My question: What is the justification for publicly funded research universities to appropriate the public domain through all rights reserved copyright when they are tasked with sharing knowledge through research and teaching for the benefit of society?
The open licenses and the remix compatibility dance
John Edmonstone noted that it’s not easy to remember all the idiosyncrasies of remix compatibility among the open license alternatives particularly if you don’t work with remixing open content on a daily basis. The OCL4Ed materials are openly licensed and the OCL4Ed remix materials will remain openly accessible for referencing purposes in the future.
When working with educators who are new to open licensing, I usually recommend simplifying things by only sourcing CC-BY or CC-BY-SA resources for remixing and then applying the same license rule. Using this approach the rules are simple:
- If all the source materials are CC-BY you can re-license using the same license (or even CC-BY-SA or more restrictive license which could get more complicated.)

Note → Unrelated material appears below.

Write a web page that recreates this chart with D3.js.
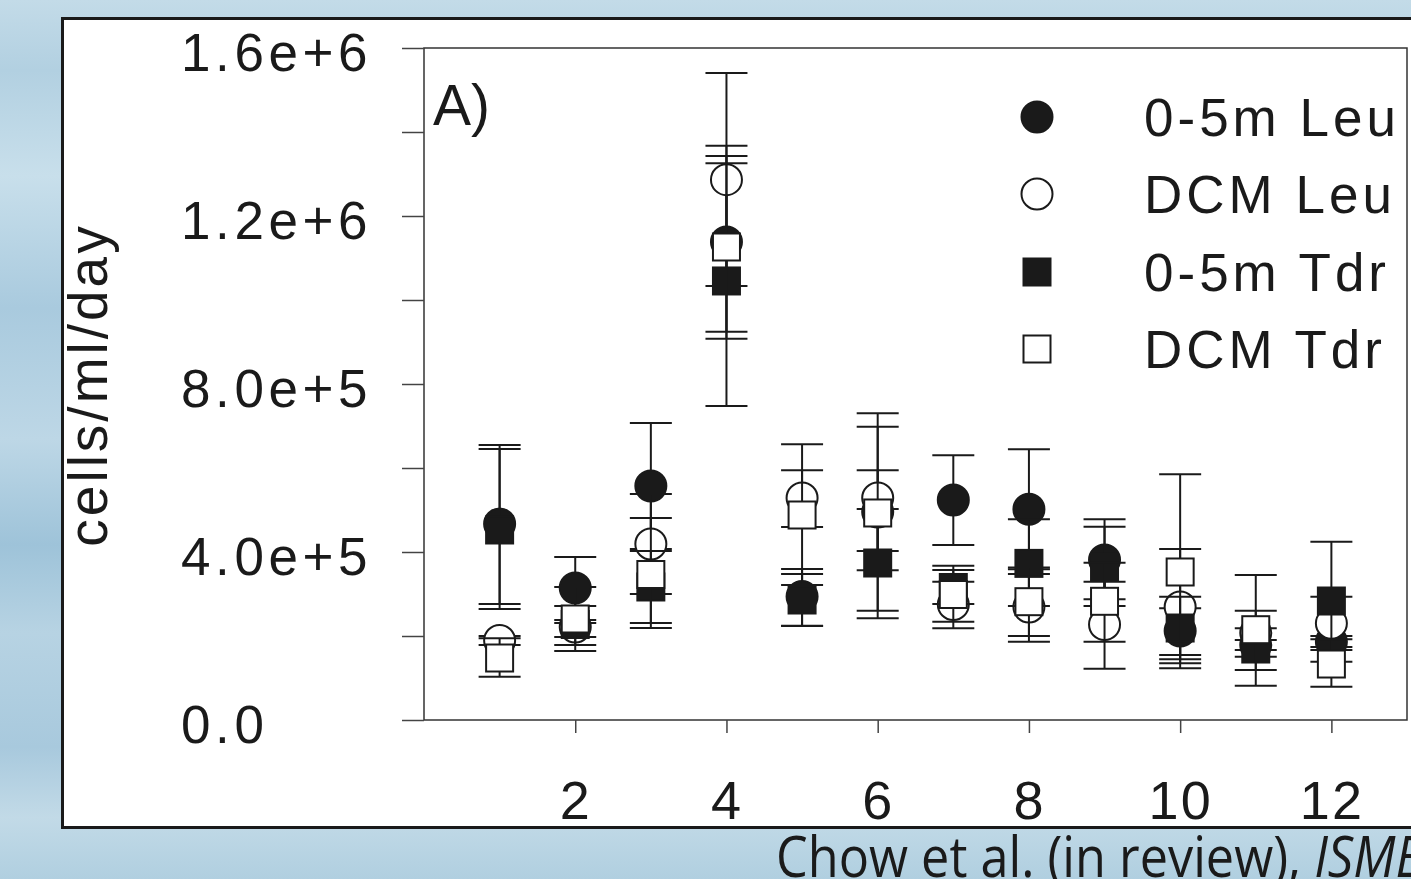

- If you include a CC-BY-SA resource in your mix – use the same license, that is CC-BY-SA.
Two bullets is easier to remember than all the remix compatibility options.
Alastair Creelman is an academic with extensive experience in using Creative Commons and his contributions during OCL4Ed have added considerable value in highlighting pragmatic issues educators face daily when testing the open education waters. Alastair – BIG thanks for sharing these experiences freely with the OCL4Ed 14.02 cohort. ). In something old, something new, something borrowed …, Alastair raises the practical question of whether it is permissible to reuse images with a more restrictive CC license than the license applied by the author of the text. For example, including a CC-BY-NC-SA photo in a blog post using a CC-BY license.
This question relates to what constitutes and adaptation or derivative work. The general consensus is that it is permissible to use an image with a more restrictive license than the work in which it is used with proper attribution and provided that the image can be identified as a discrete object using a different license by virtue of the attribution link and license reference.
However, my personal view is that in this scenario, images using the copyleft provision (ShareAlike) should not be altered in any way. While, for example, a CC-BY-SA image can legally be altered, the intent of the copyright holder for using the copyleft provision is not known and they may have strong views on the viral intent of the SA clause, namely that all works which use the image should also apply the SA clause. Out of respect for individuals which hold a strong view on “sharing alike”, I always presume that they would want all works which use SA images to be licensed in the same way.
Sandy Duncan remarks that “the share -alike component is reasonable but not practical where many online courses are locked behind password protected environments and therefore sharing is not possible.” Sandy correctly suggests that locking down SA materials behind a password restricts sharing. However, I must point out that there are no legal restrictions for locking SA materials behind a password and this sets the stage for a rich discussion during Session 5 which explores choosing the right license.